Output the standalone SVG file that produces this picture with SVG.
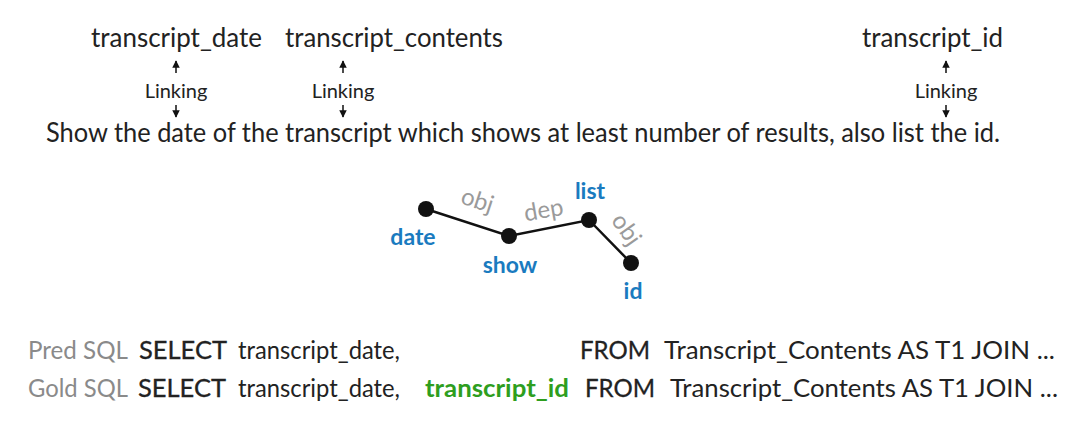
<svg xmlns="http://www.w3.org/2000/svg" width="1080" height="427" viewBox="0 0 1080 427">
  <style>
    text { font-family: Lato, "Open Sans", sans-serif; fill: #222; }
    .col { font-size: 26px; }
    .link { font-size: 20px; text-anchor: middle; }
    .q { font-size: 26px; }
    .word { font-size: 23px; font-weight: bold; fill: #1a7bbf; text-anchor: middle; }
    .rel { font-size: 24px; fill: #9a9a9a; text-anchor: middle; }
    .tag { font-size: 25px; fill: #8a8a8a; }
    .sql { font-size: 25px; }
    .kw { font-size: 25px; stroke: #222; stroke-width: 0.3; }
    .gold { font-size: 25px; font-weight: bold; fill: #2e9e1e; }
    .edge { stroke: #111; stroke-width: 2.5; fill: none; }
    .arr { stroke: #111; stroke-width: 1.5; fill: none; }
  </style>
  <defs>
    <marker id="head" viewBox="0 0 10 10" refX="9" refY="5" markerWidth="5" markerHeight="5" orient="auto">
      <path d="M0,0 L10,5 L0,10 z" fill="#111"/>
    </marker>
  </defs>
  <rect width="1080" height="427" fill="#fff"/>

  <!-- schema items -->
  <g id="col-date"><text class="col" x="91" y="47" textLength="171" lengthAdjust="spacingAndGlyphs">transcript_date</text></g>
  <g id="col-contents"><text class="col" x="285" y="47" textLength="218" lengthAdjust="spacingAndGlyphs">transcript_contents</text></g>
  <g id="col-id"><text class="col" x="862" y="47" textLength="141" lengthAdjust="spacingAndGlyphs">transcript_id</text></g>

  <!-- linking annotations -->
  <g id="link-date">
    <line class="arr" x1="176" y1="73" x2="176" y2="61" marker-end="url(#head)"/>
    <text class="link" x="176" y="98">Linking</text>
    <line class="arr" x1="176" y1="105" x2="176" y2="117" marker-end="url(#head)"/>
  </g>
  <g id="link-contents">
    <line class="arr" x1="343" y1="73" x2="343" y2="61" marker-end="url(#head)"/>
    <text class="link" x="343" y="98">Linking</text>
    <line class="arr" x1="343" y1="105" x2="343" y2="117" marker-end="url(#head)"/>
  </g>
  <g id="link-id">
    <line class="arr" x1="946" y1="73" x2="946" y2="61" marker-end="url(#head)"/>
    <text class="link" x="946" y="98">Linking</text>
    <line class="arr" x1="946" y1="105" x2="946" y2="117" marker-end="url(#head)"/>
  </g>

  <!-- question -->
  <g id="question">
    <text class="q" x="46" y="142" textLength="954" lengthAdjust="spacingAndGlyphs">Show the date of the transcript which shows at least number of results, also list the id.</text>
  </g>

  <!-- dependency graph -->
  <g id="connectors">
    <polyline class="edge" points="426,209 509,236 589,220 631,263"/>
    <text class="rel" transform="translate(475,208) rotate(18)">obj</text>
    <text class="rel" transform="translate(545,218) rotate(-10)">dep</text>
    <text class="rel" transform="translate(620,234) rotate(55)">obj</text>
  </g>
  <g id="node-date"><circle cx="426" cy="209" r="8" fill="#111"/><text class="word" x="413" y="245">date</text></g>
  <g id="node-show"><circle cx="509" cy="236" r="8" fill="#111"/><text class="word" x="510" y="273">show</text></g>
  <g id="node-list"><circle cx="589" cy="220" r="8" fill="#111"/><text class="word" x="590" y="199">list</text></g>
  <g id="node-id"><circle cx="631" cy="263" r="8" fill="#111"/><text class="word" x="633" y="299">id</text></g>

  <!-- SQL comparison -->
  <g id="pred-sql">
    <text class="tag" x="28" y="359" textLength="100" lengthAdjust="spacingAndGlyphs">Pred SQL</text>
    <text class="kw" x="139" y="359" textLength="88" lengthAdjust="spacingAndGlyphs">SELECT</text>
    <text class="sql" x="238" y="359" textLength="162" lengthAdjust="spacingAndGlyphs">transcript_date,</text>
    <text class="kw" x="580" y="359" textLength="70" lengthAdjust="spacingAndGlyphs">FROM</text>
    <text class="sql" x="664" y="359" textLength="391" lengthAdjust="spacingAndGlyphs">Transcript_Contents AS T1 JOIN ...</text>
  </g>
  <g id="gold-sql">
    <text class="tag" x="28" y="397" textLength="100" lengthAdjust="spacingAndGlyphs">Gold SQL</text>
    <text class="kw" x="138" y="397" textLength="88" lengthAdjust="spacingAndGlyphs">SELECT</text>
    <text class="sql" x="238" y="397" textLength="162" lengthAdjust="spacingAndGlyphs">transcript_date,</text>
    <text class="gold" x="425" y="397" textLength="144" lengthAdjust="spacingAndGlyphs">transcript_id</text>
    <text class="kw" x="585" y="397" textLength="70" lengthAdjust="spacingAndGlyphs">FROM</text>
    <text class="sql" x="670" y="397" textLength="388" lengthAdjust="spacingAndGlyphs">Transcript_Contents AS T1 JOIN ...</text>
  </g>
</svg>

_PROBLEM DETAILS_:
Set the data above down again exactly as given, with no pictures.

_FINISHED TASK_:
Output the standalone SVG file that produces this picture with SVG.
<svg xmlns="http://www.w3.org/2000/svg" width="1080" height="427" viewBox="0 0 1080 427">
  <style>
    text { font-family: Lato, "Open Sans", sans-serif; fill: #222; }
    .col { font-size: 26px; }
    .link { font-size: 20px; text-anchor: middle; }
    .q { font-size: 26px; }
    .word { font-size: 23px; font-weight: bold; fill: #1a7bbf; text-anchor: middle; }
    .rel { font-size: 24px; fill: #9a9a9a; text-anchor: middle; }
    .tag { font-size: 25px; fill: #8a8a8a; }
    .sql { font-size: 25px; }
    .kw { font-size: 25px; stroke: #222; stroke-width: 0.3; }
    .gold { font-size: 25px; font-weight: bold; fill: #2e9e1e; }
    .edge { stroke: #111; stroke-width: 2.5; fill: none; }
    .arr { stroke: #111; stroke-width: 1.5; fill: none; }
  </style>
  <defs>
    <marker id="head" viewBox="0 0 10 10" refX="9" refY="5" markerWidth="5" markerHeight="5" orient="auto">
      <path d="M0,0 L10,5 L0,10 z" fill="#111"/>
    </marker>
  </defs>
  <rect width="1080" height="427" fill="#fff"/>

  <!-- schema items -->
  <g id="col-date"><text class="col" x="91" y="47" textLength="171" lengthAdjust="spacingAndGlyphs">transcript_date</text></g>
  <g id="col-contents"><text class="col" x="285" y="47" textLength="218" lengthAdjust="spacingAndGlyphs">transcript_contents</text></g>
  <g id="col-id"><text class="col" x="862" y="47" textLength="141" lengthAdjust="spacingAndGlyphs">transcript_id</text></g>

  <!-- linking annotations -->
  <g id="link-date">
    <line class="arr" x1="176" y1="73" x2="176" y2="61" marker-end="url(#head)"/>
    <text class="link" x="176" y="98">Linking</text>
    <line class="arr" x1="176" y1="105" x2="176" y2="117" marker-end="url(#head)"/>
  </g>
  <g id="link-contents">
    <line class="arr" x1="343" y1="73" x2="343" y2="61" marker-end="url(#head)"/>
    <text class="link" x="343" y="98">Linking</text>
    <line class="arr" x1="343" y1="105" x2="343" y2="117" marker-end="url(#head)"/>
  </g>
  <g id="link-id">
    <line class="arr" x1="946" y1="73" x2="946" y2="61" marker-end="url(#head)"/>
    <text class="link" x="946" y="98">Linking</text>
    <line class="arr" x1="946" y1="105" x2="946" y2="117" marker-end="url(#head)"/>
  </g>

  <!-- question -->
  <g id="question">
    <text class="q" x="46" y="142" textLength="954" lengthAdjust="spacingAndGlyphs">Show the date of the transcript which shows at least number of results, also list the id.</text>
  </g>

  <!-- dependency graph -->
  <g id="connectors">
    <polyline class="edge" points="426,209 509,236 589,220 631,263"/>
    <text class="rel" transform="translate(475,208) rotate(18)">obj</text>
    <text class="rel" transform="translate(545,218) rotate(-10)">dep</text>
    <text class="rel" transform="translate(620,234) rotate(55)">obj</text>
  </g>
  <g id="node-date"><circle cx="426" cy="209" r="8" fill="#111"/><text class="word" x="413" y="245">date</text></g>
  <g id="node-show"><circle cx="509" cy="236" r="8" fill="#111"/><text class="word" x="510" y="273">show</text></g>
  <g id="node-list"><circle cx="589" cy="220" r="8" fill="#111"/><text class="word" x="590" y="199">list</text></g>
  <g id="node-id"><circle cx="631" cy="263" r="8" fill="#111"/><text class="word" x="633" y="299">id</text></g>

  <!-- SQL comparison -->
  <g id="pred-sql">
    <text class="tag" x="28" y="359" textLength="100" lengthAdjust="spacingAndGlyphs">Pred SQL</text>
    <text class="kw" x="139" y="359" textLength="88" lengthAdjust="spacingAndGlyphs">SELECT</text>
    <text class="sql" x="238" y="359" textLength="162" lengthAdjust="spacingAndGlyphs">transcript_date,</text>
    <text class="kw" x="580" y="359" textLength="70" lengthAdjust="spacingAndGlyphs">FROM</text>
    <text class="sql" x="664" y="359" textLength="391" lengthAdjust="spacingAndGlyphs">Transcript_Contents AS T1 JOIN ...</text>
  </g>
  <g id="gold-sql">
    <text class="tag" x="28" y="397" textLength="100" lengthAdjust="spacingAndGlyphs">Gold SQL</text>
    <text class="kw" x="138" y="397" textLength="88" lengthAdjust="spacingAndGlyphs">SELECT</text>
    <text class="sql" x="238" y="397" textLength="162" lengthAdjust="spacingAndGlyphs">transcript_date,</text>
    <text class="gold" x="425" y="397" textLength="144" lengthAdjust="spacingAndGlyphs">transcript_id</text>
    <text class="kw" x="585" y="397" textLength="70" lengthAdjust="spacingAndGlyphs">FROM</text>
    <text class="sql" x="670" y="397" textLength="388" lengthAdjust="spacingAndGlyphs">Transcript_Contents AS T1 JOIN ...</text>
  </g>
</svg>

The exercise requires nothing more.